So today I talked to my old college friend Allie for 45 minutes on my drive to Dallas. Allie was the girlfriend of my freshman roommate, and we met through him. He ended up dropping out of college for various reasons at semester, but Allie and I remained friends. We haven't spoken since I first moved to Austin almost 7 years ago, but talking to her today, I realize very little has changed.
I actually started laughing to myself in the car thinking about her. We had so many adventures together. She was from Little Rock, so we went back there often to visit her parents and go to punk rock shows at Vino's. I remember being 18 and sitting in her Volvo outside Little Rock's only gay dance club, Discovery, and just wishing so badly that we could go inside but we were underage. We thought about trying to sneak in a few times but we never actually had the guts. And once in the snow, her windshield wiper broke on the way to the Rock, with our friend Jeff, so we stayed in a hotel, only to find out the next morning that it was just a loose screw. We laughed so hard, but had a great time in the hotel room. The 3 of us devised this incredibly elaborate story about being strung-out club kids in this incredibly sordid, bisexual, drug and sex triangle that we were going to try to use to get on Jerry Springer. There were late night "study sessions" at the Waffle House in Fayetteville playing "No Rain" by Blind Melon over and over on the jukebox. Punk shows at the Station, muddy raves out in the woods, skipping Communications class to sit in her dorm room watching reruns of My So-Called Life. Drunken 4-square games at the Greek Theatre in the middle of the night with all of the stinky crusty punk rock vegan hippy weirdo kids from Little Rock, one of which we both wanted so badly, we stayed up many nights with aching hearts discussing him and looking at his pictures.

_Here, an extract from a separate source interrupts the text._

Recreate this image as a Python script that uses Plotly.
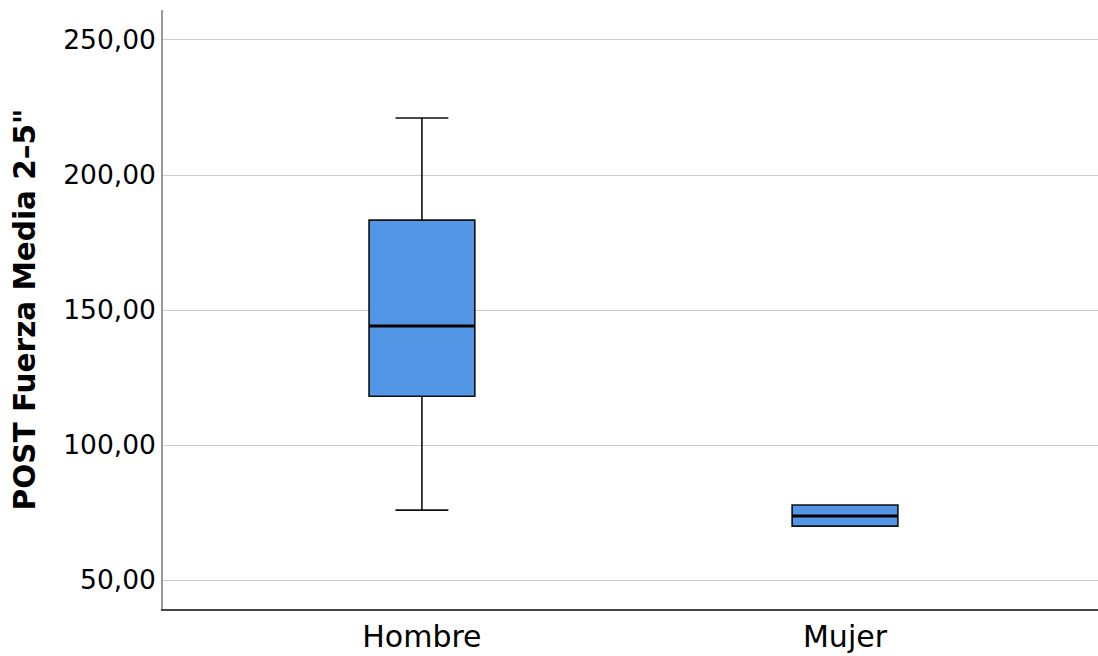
import plotly.graph_objects as go

categories = ["Hombre", "Mujer"]
lower_whisker = [75.9, 70.0]
q1 = [118.1, 70.0]
median = [144.1, 73.7]
q3 = [183.3, 77.8]
upper_whisker = [221.1, 77.8]
y_ticks = [50, 100, 150, 200, 250]

fig = go.Figure()
fig.add_trace(go.Box(
    x=categories, q1=q1, median=median, q3=q3,
    lowerfence=lower_whisker, upperfence=upper_whisker,
    fillcolor="rgb(84,150,230)",
    line=dict(color="#111111", width=1.6),
    whiskerwidth=0.5, width=0.25, boxpoints=False, showlegend=False,
    hoverinfo="skip",
))

# thicker median lines
for i, m in enumerate(median):
    fig.add_shape(type="line", xref="x", yref="y",
                  x0=i - 0.125, x1=i + 0.125, y0=m, y1=m,
                  line=dict(color="black", width=3))

fig.update_layout(
    width=1098, height=656,
    margin=dict(l=163, r=0, t=10, b=47),
    paper_bgcolor="white", plot_bgcolor="white",
    separators=",.",
    font=dict(family="DejaVu Sans", color="black"),
    showlegend=False,
)
fig.update_xaxes(
    type="category", range=[-0.612, 1.598],
    showline=True, linecolor="#444444", linewidth=1.5,
    showgrid=False, ticks="", tickfont=dict(size=30),
)
fig.update_yaxes(
    range=[39.3, 261.1], tickvals=y_ticks, tickformat=".2f",
    showline=True, linecolor="#999999", linewidth=1.5,
    showgrid=True, gridcolor="#cccccc", gridwidth=1.2,
    zeroline=False, ticks="", tickfont=dict(size=26.5),
    title=dict(text="POST Fuerza Media 2\u20135\"", font=dict(size=29.5, weight="bold"), standoff=19),
)

fig.write_html(
    "out.html",
    config={"displayModeBar": False},
    post_script="document.body.style.margin='0';document.body.style.overflow='hidden';",
)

Yeah, we had many good times. It seems her life has taken some unusual, but fulfilling and wonderful, turns and it was so great talking to her. It seems we can still make each other laugh just as much as we ever could, and she hasn't lost a single shred of her goofiness. So we're going to have breakfast on Friday morning in Little Rock before I leave my brother's house to drive up to Rogers. I can't wait. I anticipate spitting coffee out my nose and laughing so hard my guts hurt. And maybe just for good measure we'll go to Waffle House and listen to "No Rain."
3 comments:
Don't forget the time we were driving to Little Rock and Allie decided to race her Volvo with a Porsche full of guys. And how we spun across the interstate and hit a guardrail head-on at about 90 mph, and then we spun back across the interstate and skidded to a stop on the shoulder. And how the CD player didn't even skip the Pet Shop Boys CD that was playing. I love Volvos... they're like driving a tank.
Yeah, I meant to mention that too, but I forgot. (I was kind of drunk when I was writing this, due to Victor's uber-strong vodka gimlets he made us!) Anyway, that's when I realized I totally loved Volvos.
I actually ran across Allie's work profile when we were looking for houses. Of course, that was 8 months ago, so it's totally possible she's in another line of work by now...
You'll have to tell me how breakfast was!